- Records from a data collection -
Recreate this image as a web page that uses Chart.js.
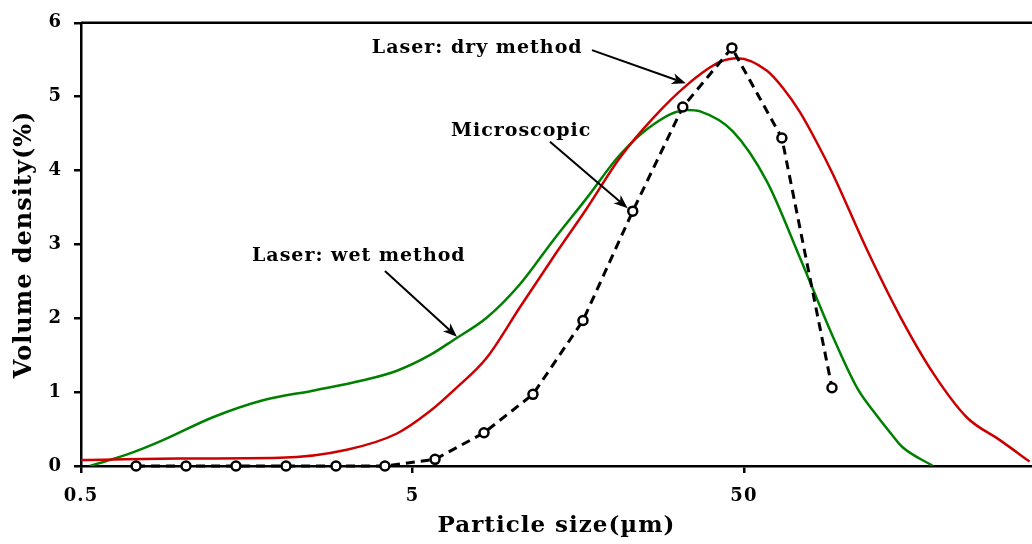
<!DOCTYPE html>
<html>
<head>
<meta charset="utf-8">
<script src="https://cdn.jsdelivr.net/npm/chart.js@4.4.1/dist/chart.umd.min.js"></script>
<style>
  html, body { margin: 0; padding: 0; background: #fff; overflow: hidden; }
  #wrap { width: 1032px; height: 544px; position: relative; }
</style>
</head>
<body>
<div id="wrap"><canvas id="psd"></canvas></div>
<script>
// Particle size distributions (size in µm, volume density in %)
const dryX = [0.5, 0.99, 1.99, 3.17, 4.49, 5.64, 6.72, 8.39, 10.55, 13.27, 16.8, 21.1, 26.6, 33.7, 42.3, 47.9, 58.7, 65.5, 73.8, 83.0, 92.8, 117.5, 147.8, 186, 235, 296, 364];
const dryY = [0.08, 0.1, 0.11, 0.22, 0.44, 0.74, 1.04, 1.47, 2.15, 2.82, 3.49, 4.17, 4.71, 5.16, 5.47, 5.52, 5.35, 5.12, 4.79, 4.38, 3.95, 2.93, 2.03, 1.26, 0.66, 0.35, 0.06];

const wetX = [0.532, 0.703, 0.884, 1.25, 1.77, 2.5, 3.55, 4.49, 5.64, 6.62, 8.39, 10.55, 13.27, 16.8, 21.1, 26.6, 33.7, 36.9, 46.3, 58.7, 73.8, 92.8, 110, 125, 140, 150, 186];
const wetY = [0, 0.17, 0.35, 0.66, 0.89, 1.02, 1.16, 1.29, 1.5, 1.7, 2.01, 2.46, 3.05, 3.63, 4.21, 4.62, 4.82, 4.8, 4.53, 3.85, 2.82, 1.75, 1.05, 0.7, 0.42, 0.26, 0];

const microX = [0.733, 1.037, 1.467, 2.077, 2.939, 4.13, 5.85, 8.22, 11.55, 16.35, 23.1, 32.7, 46.0, 65.1, 92.2];
const microY = [0, 0, 0, 0, 0, 0, 0.09, 0.45, 0.97, 1.97, 3.45, 4.86, 5.66, 4.44, 1.06];

const xTicks = [0.5, 5, 50];
const yTicks = [0, 1, 2, 3, 4, 5, 6];

// Callout labels: text anchor, arrow start and arrow tip (data units)
const calloutText = ["Laser: dry method", "Microscopic", "Laser: wet method"];
const calloutAt = [[3.77, 5.66], [6.53, 4.54], [1.64, 2.84]];
const arrowFrom = [[17.4, 5.63], [13.0, 4.39], [4.13, 2.64]];
const arrowTo = [[33.4, 5.18], [22.3, 3.49], [6.81, 1.75]];

const FONT = "'DejaVu Serif', serif";

function toPoints(xs, ys) {
  return xs.map((x, i) => ({ x: x, y: ys[i] }));
}

function drawArrow(ctx, x1, y1, x2, y2) {
  const ang = Math.atan2(y2 - y1, x2 - x1);
  const len = 14, half = 5.5, notch = 4;
  const bx = x2 - len * Math.cos(ang), by = y2 - len * Math.sin(ang);
  const nx = x2 - (len - notch) * Math.cos(ang), ny = y2 - (len - notch) * Math.sin(ang);
  ctx.beginPath();
  ctx.moveTo(x1, y1);
  ctx.lineTo(nx, ny);
  ctx.stroke();
  ctx.beginPath();
  ctx.moveTo(x2, y2);
  ctx.lineTo(bx - half * Math.sin(ang), by + half * Math.cos(ang));
  ctx.lineTo(nx, ny);
  ctx.lineTo(bx + half * Math.sin(ang), by - half * Math.cos(ang));
  ctx.closePath();
  ctx.fill();
}

// wider letter spacing for every text on the canvas
const spacingPlugin = {
  id: "spacing",
  beforeDraw(chart) {
    chart.ctx.letterSpacing = "1px";
  }
};

// Top frame line plus the arrow callouts
const calloutPlugin = {
  id: "callouts",
  afterDatasetsDraw(chart) {
    const { ctx, chartArea } = chart;
    const xs = chart.scales.x, ys = chart.scales.y;
    ctx.save();
    ctx.strokeStyle = "#000";
    ctx.lineWidth = 2.5;
    ctx.beginPath();
    ctx.moveTo(chartArea.left, chartArea.top);
    ctx.lineTo(chartArea.right, chartArea.top);
    ctx.stroke();

    ctx.fillStyle = "#000";
    ctx.font = "bold 19px " + FONT;
    ctx.textAlign = "left";
    ctx.textBaseline = "middle";
    ctx.lineWidth = 2;
    calloutText.forEach((t, i) => {
      ctx.fillText(t, xs.getPixelForValue(calloutAt[i][0]), ys.getPixelForValue(calloutAt[i][1]));
      drawArrow(ctx,
        xs.getPixelForValue(arrowFrom[i][0]), ys.getPixelForValue(arrowFrom[i][1]),
        xs.getPixelForValue(arrowTo[i][0]), ys.getPixelForValue(arrowTo[i][1]));
    });
    ctx.restore();
  }
};

new Chart(document.getElementById("psd"), {
  type: "line",
  data: {
    datasets: [
      {
        label: "Microscopic",
        data: toPoints(microX, microY),
        borderColor: "#000",
        borderWidth: 3,
        borderDash: [9, 6],
        tension: 0,
        pointRadius: 4.5,
        pointBorderWidth: 2.5,
        pointBorderColor: "#000",
        pointBackgroundColor: "#fff",
        clip: false
      },
      {
        label: "Laser: dry method",
        data: toPoints(dryX, dryY),
        borderColor: "#cc0000",
        borderWidth: 2.5,
        cubicInterpolationMode: "monotone",
        pointRadius: 0
      },
      {
        label: "Laser: wet method",
        data: toPoints(wetX, wetY),
        borderColor: "#008000",
        borderWidth: 2.5,
        cubicInterpolationMode: "monotone",
        pointRadius: 0
      }
    ]
  },
  options: {
    responsive: true,
    maintainAspectRatio: false,
    animation: false,
    layout: { autoPadding: false, padding: { top: 20, right: 0, left: 0, bottom: 0 } },
    plugins: { legend: { display: false }, tooltip: { enabled: false } },
    scales: {
      x: {
        type: "logarithmic",
        min: 0.5,
        max: 370,
        afterBuildTicks: (s) => { s.ticks = xTicks.map((v) => ({ value: v })); },
        afterFit: (s) => { s.height = 78; s.paddingRight = 0; },
        border: { display: true, color: "#000", width: 2.5 },
        grid: { drawOnChartArea: false, drawTicks: true, tickLength: 7, color: "#000", lineWidth: 2.5 },
        ticks: {
          color: "#000",
          padding: 13,
          maxRotation: 0,
          autoSkip: false,
          font: { family: FONT, size: 18, weight: "bold" },
          callback: (v) => String(v)
        },
        title: {
          display: true,
          text: "Particle size(µm)",
          color: "#000",
          font: { family: FONT, size: 23, weight: "bold" },
          padding: { top: 0, bottom: 4 }
        }
      },
      y: {
        min: 0,
        max: 6,
        afterBuildTicks: (s) => { s.ticks = yTicks.map((v) => ({ value: v })); },
        afterFit: (s) => { s.width = 81; },
        border: { display: true, color: "#000", width: 2.5 },
        grid: { drawOnChartArea: false, drawTicks: true, tickLength: 7, color: "#000", lineWidth: 2.5 },
        ticks: {
          color: "#000",
          padding: 12,
          font: { family: FONT, size: 18, weight: "bold" }
        },
        title: {
          display: true,
          text: "Volume density(%)",
          color: "#000",
          font: { family: FONT, size: 24, weight: "bold" },
          padding: { top: 10, bottom: 0 }
        }
      }
    }
  },
  plugins: [spacingPlugin, calloutPlugin]
});
</script>
</body>
</html>
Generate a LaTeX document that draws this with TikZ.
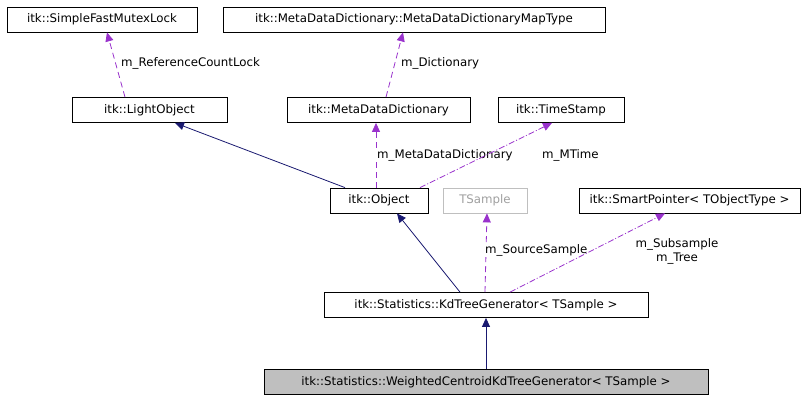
\documentclass[tikz,border=0pt]{standalone}
\usepackage{fontspec}
\setmainfont{DejaVu Sans}
\usetikzlibrary{arrows.meta}
\begin{document}
\begin{tikzpicture}[x=1pt,y=-1pt,
  box/.style={draw=black,line width=0.8pt,inner sep=0pt,minimum height=25pt,font=\fontsize{11.8}{14}\selectfont,fill=white},
  inh/.style={draw={rgb,255:red,25;green,25;blue,112},line width=0.8pt,-{Triangle[length=9pt,width=8pt]}},
  use/.style={draw={rgb,255:red,153;green,50;blue,204},line width=0.8pt,dash pattern=on 6pt off 4pt,-{Triangle[length=9pt,width=8pt]}},
  lab/.style={font=\fontsize{11.8}{14}\selectfont,inner sep=1pt,fill=white,align=center}]
\useasboundingbox (0,0) rectangle (807,400);
\node[box,minimum width=190pt] (mutex) at (102,19.5) {itk::SimpleFastMutexLock};
\node[box,minimum width=382pt] (map) at (414,19.5) {itk::MetaDataDictionary::MetaDataDictionaryMapType};
\node[box,minimum width=155pt] (light) at (149.5,110) {itk::LightObject};
\node[box,minimum width=183pt] (mdd) at (378.5,110) {itk::MetaDataDictionary};
\node[box,minimum width=126pt] (ts) at (561,110) {itk::TimeStamp};
\node[box,minimum width=98pt] (obj) at (379,200.5) {itk::Object};
\node[box,minimum width=84pt,draw={rgb,255:red,191;green,191;blue,191},text={rgb,255:red,160;green,160;blue,160}] (tsample) at (485,200.5) {TSample};
\node[box,minimum width=221pt] (sp) at (689.5,200.5) {itk::SmartPointer< TObjectType >};
\node[box,minimum width=324pt] (kd) at (486,305) {itk::Statistics::KdTreeGenerator< TSample >};
\node[box,minimum width=444pt,fill={rgb,255:red,191;green,191;blue,191}] (w) at (486,382) {itk::Statistics::WeightedCentroidKdTreeGenerator< TSample >};

\draw[use] (light.north -| 125,0) -- (mutex.south -| 107,0);
\node[lab,anchor=west] (l1) at (120,63) {m\_ReferenceCountLock};
\draw[use] (mdd.north -| 386,0) -- (map.south -| 403,0);
\node[lab,anchor=west] (l2) at (400,63) {m\_Dictionary};
\draw[inh] (obj.north -| 345,0) -- (light.south -| 175,0);
\draw[use] (obj.north -| 376,0) -- (mdd.south -| 376,0);
\node[lab,anchor=west] (l3) at (376,155) {m\_MetaDataDictionary};
\draw[use,dash pattern=on 6pt off 2pt on 1pt off 2pt] (obj.north -| 420,0) -- (ts.south -| 552,0);
\node[lab,anchor=west] (l4) at (541,155) {m\_MTime};
\draw[inh] (kd.north -| 460,0) -- (obj.south -| 397,0);
\draw[use] (kd.north -| 485,0) -- (tsample.south -| 487,0);
\node[lab,anchor=west] (l5) at (484,250) {m\_SourceSample};
\draw[use,dash pattern=on 6pt off 2pt on 1pt off 2pt] (kd.north -| 510,0) -- (sp.south -| 665,0);
\node[lab,fill=none] (l6) at (677,251) {m\_Subsample\\m\_Tree};
\draw[inh] (w.north) -- (kd.south);
\end{tikzpicture}
\end{document}
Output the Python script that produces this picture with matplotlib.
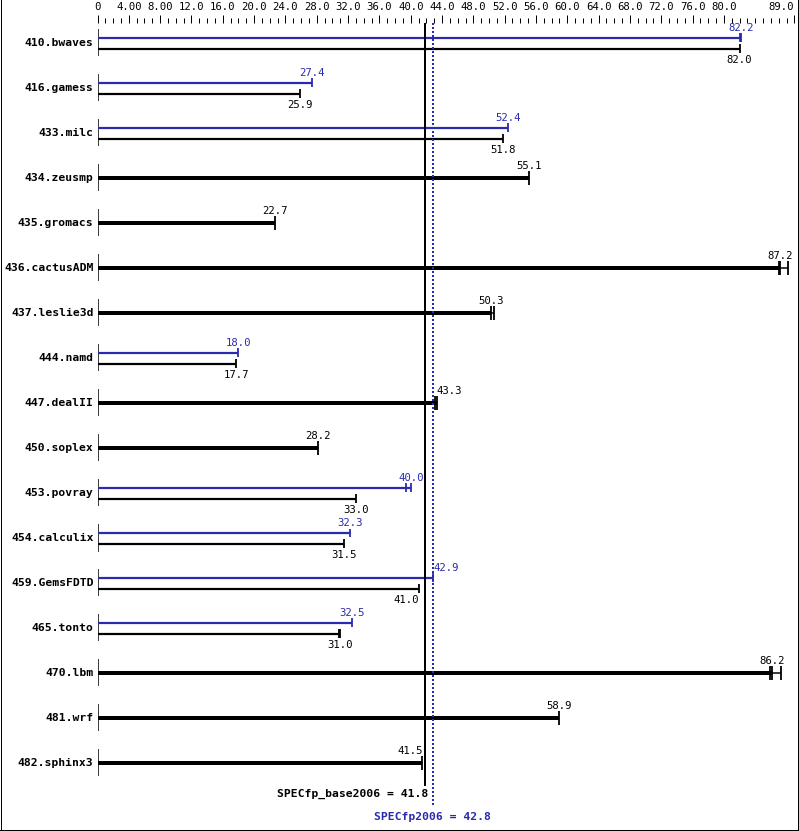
import matplotlib
matplotlib.use("Agg")
from matplotlib import pyplot as plt
from matplotlib.lines import Line2D

# Benchmarks, top to bottom
benchmarks = ["410.bwaves", "416.gamess", "433.milc", "434.zeusmp", "435.gromacs",
              "436.cactusADM", "437.leslie3d", "444.namd", "447.dealII", "450.soplex",
              "453.povray", "454.calculix", "459.GemsFDTD", "465.tonto", "470.lbm",
              "481.wrf", "482.sphinx3"]

# Base ratios (median) and the individual run values
base_scores = [82.0, 25.9, 51.8, 55.1, 22.7, 87.2, 50.3, 17.7, 43.3, 28.2,
               33.0, 31.5, 41.0, 31.0, 86.2, 58.9, 41.5]
base_runs = [[82.0], [25.9], [51.8], [55.1], [22.7], [87.0, 87.2, 88.2], [50.3, 50.6],
             [17.7], [43.1, 43.3], [28.2], [33.0], [31.5], [41.0], [30.8, 31.0],
             [85.9, 86.2, 87.3], [58.9], [41.5]]

# Peak ratios (None where peak was not run separately)
peak_scores = [82.2, 27.4, 52.4, None, None, None, None, 18.0, None, None,
               40.0, 32.3, 42.9, 32.5, None, None, None]
peak_runs = [[82.1, 82.2], [27.4], [52.4], [], [], [], [], [18.0], [], [],
             [39.4, 40.0], [32.3], [42.9], [32.5], [], [], []]

# Overall scores
specfp_base = 41.8
specfp_peak = 42.8

# Top axis ticks
major_ticks = [0, 4, 8, 12, 16, 20, 24, 28, 32, 36, 40, 44, 48, 52, 56, 60, 64, 68, 72, 76, 80, 89]
major_labels = ["0", "4.00", "8.00", "12.0", "16.0", "20.0", "24.0", "28.0", "32.0", "36.0",
                "40.0", "44.0", "48.0", "52.0", "56.0", "60.0", "64.0", "68.0", "72.0",
                "76.0", "80.0", "89.0"]
minor_ticks = list(range(0, 90))

W, H = 799, 831
blue = "#2a2aae"
mono = "DejaVu Sans Mono"
scale = 7.83       # pixels per unit
x0 = 97.5          # pixel of zero
row0, row_step = 43, 45
ax_top = 23
num_size = 7.7

fig = plt.figure(figsize=(W / 100, H / 100), dpi=100)
ax = fig.add_axes([x0 / W, 0, (797 - x0) / W, (H - ax_top) / H])
ax.set_xlim(0, (797 - x0) / scale)
ax.set_ylim((H - row0) / row_step, (ax_top - row0) / row_step)
for s in ax.spines.values():
    s.set_visible(False)

py = 1.0 / row_step   # one pixel in y data units
px = 1.0 / scale      # one pixel in x data units
lw = 0.72             # one pixel in points

ax.xaxis.tick_top()
ax.set_xticks(major_ticks)
ax.set_xticklabels(major_labels, fontsize=num_size, family=mono)
ax.set_xticks(minor_ticks, minor=True)
ax.tick_params(axis="x", which="major", length=8 * lw, width=lw, pad=2.5)
ax.tick_params(axis="x", which="minor", length=5 * lw, width=lw)
ax.get_xticklabels()[-1].set_ha("right")
ax.set_yticks([])


def place_label(value, y, text, color):
    # keep values clear of the overall score lines
    left = value - 12 * px
    right = value + 12 * px
    ha = "center"
    if left < specfp_peak + 1 * px and right > specfp_base - 1 * px:
        ha = "left" if value > (specfp_base + specfp_peak) / 2 else "right"
    ax.text(value, y, text, ha=ha, va="center", fontsize=num_size, family=mono, color=color)


def draw_bar(y, score, runs, color, width, tick_h):
    ax.hlines(y, 0, score, color=color, lw=width * lw, zorder=2)
    if len(runs) > 1:
        ax.hlines(y, min(runs), max(runs), color=color, lw=1.5 * lw, zorder=2)
    ax.vlines(runs, y - tick_h * py, y + tick_h * py, color=color, lw=1.8 * lw, zorder=2)


for i, name in enumerate(benchmarks):
    ax.vlines(0, i - 13.5 * py, i + 13.5 * py, color="black", lw=1.5 * lw, zorder=2)
    ax.text(-4 * px, i, name, ha="right", va="center", fontsize=8.2,
            family=mono, weight="bold", clip_on=False)
    if peak_scores[i] is not None:
        yb = i - 5 * py
        yk = i + 6 * py
        draw_bar(yb, peak_scores[i], peak_runs[i], blue, 2.2, 4.5)
        draw_bar(yk, base_scores[i], base_runs[i], "black", 2.2, 4.5)
        place_label(peak_scores[i], yb - 10 * py, "%.1f" % peak_scores[i], blue)
        place_label(base_scores[i], yk + 11 * py, "%.1f" % base_scores[i], "black")
    else:
        draw_bar(i, base_scores[i], base_runs[i], "black", 4, 7)
        place_label(base_scores[i], i - 12 * py, "%.1f" % base_scores[i], "black")

# Overall score lines
y_top = (ax_top - row0) / row_step
ax.vlines(specfp_base, y_top, (786 - row0) / row_step, color="black", lw=2 * lw, zorder=3)
ax.vlines(specfp_peak, y_top, (807 - row0) / row_step, color=blue, lw=2 * lw,
          linestyles=(0, (1, 1)), zorder=3)
ax.text(specfp_base + 3 * px, (794 - row0) / row_step, "SPECfp_base2006 = %.1f" % specfp_base,
        ha="right", va="center", fontsize=8.2, family=mono, weight="bold")
ax.text(specfp_peak, (817 - row0) / row_step, "SPECfp2006 = %.1f" % specfp_peak,
        ha="center", va="center", fontsize=8.2, family=mono, weight="bold", color=blue)

# Frame around the picture
for xs, ys in [([0.5, 0.5], [0, H]), ([797.5, 797.5], [0, H]), ([0, W], [1.5, 1.5])]:
    fig.add_artist(Line2D([x / W for x in xs], [y / H for y in ys],
                          transform=fig.transFigure, color="black", lw=lw))

fig.savefig("out.png", dpi=100)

- What you will do -
Every line from the top of the entries through the line that holds "const yTicks = [0, 1, 2, 3, 4, 5, 6];" is to be quoted exactly, please, and nothing else; omit the pictures.

- Result below -
Recreate this image as a web page that uses Chart.js.
<!DOCTYPE html>
<html>
<head>
<meta charset="utf-8">
<script src="https://cdn.jsdelivr.net/npm/chart.js@4.4.1/dist/chart.umd.min.js"></script>
<style>
  html, body { margin: 0; padding: 0; background: #fff; overflow: hidden; }
  #wrap { width: 1032px; height: 544px; position: relative; }
</style>
</head>
<body>
<div id="wrap"><canvas id="psd"></canvas></div>
<script>
// Particle size distributions (size in µm, volume density in %)
const dryX = [0.5, 0.99, 1.99, 3.17, 4.49, 5.64, 6.72, 8.39, 10.55, 13.27, 16.8, 21.1, 26.6, 33.7, 42.3, 47.9, 58.7, 65.5, 73.8, 83.0, 92.8, 117.5, 147.8, 186, 235, 296, 364];
const dryY = [0.08, 0.1, 0.11, 0.22, 0.44, 0.74, 1.04, 1.47, 2.15, 2.82, 3.49, 4.17, 4.71, 5.16, 5.47, 5.52, 5.35, 5.12, 4.79, 4.38, 3.95, 2.93, 2.03, 1.26, 0.66, 0.35, 0.06];

const wetX = [0.532, 0.703, 0.884, 1.25, 1.77, 2.5, 3.55, 4.49, 5.64, 6.62, 8.39, 10.55, 13.27, 16.8, 21.1, 26.6, 33.7, 36.9, 46.3, 58.7, 73.8, 92.8, 110, 125, 140, 150, 186];
const wetY = [0, 0.17, 0.35, 0.66, 0.89, 1.02, 1.16, 1.29, 1.5, 1.7, 2.01, 2.46, 3.05, 3.63, 4.21, 4.62, 4.82, 4.8, 4.53, 3.85, 2.82, 1.75, 1.05, 0.7, 0.42, 0.26, 0];

const microX = [0.733, 1.037, 1.467, 2.077, 2.939, 4.13, 5.85, 8.22, 11.55, 16.35, 23.1, 32.7, 46.0, 65.1, 92.2];
const microY = [0, 0, 0, 0, 0, 0, 0.09, 0.45, 0.97, 1.97, 3.45, 4.86, 5.66, 4.44, 1.06];

const xTicks = [0.5, 5, 50];
const yTicks = [0, 1, 2, 3, 4, 5, 6];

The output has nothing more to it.